§ Instructions for the task
Check every line below for the string "matplotlib", and copy the lines that contain it.

[Begin Dataset excerpt]

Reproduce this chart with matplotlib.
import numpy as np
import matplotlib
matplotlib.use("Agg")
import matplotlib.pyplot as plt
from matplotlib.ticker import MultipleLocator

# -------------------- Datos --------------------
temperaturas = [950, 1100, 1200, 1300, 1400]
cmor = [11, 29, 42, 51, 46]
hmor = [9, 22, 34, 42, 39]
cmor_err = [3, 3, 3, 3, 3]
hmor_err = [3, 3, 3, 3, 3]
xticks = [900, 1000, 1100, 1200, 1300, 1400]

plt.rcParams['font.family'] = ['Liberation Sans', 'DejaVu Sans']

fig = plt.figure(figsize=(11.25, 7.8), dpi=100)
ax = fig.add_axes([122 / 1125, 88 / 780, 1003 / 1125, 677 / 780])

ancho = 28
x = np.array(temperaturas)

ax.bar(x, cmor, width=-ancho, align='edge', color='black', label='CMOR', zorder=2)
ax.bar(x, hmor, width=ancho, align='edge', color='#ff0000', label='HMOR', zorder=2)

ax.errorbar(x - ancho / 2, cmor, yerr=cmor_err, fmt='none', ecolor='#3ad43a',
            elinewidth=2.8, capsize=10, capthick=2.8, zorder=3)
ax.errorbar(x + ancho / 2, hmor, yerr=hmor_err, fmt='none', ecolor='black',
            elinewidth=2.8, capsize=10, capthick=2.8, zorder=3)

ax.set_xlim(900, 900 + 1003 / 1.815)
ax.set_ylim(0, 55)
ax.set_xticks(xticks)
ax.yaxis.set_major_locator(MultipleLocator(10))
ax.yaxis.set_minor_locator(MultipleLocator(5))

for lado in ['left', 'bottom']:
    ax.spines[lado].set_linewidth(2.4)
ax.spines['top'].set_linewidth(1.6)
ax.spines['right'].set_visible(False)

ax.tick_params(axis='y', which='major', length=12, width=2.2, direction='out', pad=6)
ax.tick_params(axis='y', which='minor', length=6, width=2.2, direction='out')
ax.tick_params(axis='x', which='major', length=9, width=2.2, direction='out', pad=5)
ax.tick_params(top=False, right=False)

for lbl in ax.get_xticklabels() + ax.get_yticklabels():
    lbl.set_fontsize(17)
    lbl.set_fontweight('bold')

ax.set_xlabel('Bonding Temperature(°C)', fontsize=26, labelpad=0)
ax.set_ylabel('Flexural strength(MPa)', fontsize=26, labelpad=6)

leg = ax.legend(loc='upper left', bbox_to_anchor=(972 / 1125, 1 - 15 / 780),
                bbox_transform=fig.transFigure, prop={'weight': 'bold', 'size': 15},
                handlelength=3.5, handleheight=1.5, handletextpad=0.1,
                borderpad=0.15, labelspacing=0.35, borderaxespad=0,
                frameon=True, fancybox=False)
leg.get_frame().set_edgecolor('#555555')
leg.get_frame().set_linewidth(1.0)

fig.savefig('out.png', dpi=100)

[End Dataset excerpt]

§ Reply to the exercise
Reproduce this chart with matplotlib.
import matplotlib
matplotlib.use("Agg")
import matplotlib.pyplot as plt
from matplotlib.ticker import MultipleLocator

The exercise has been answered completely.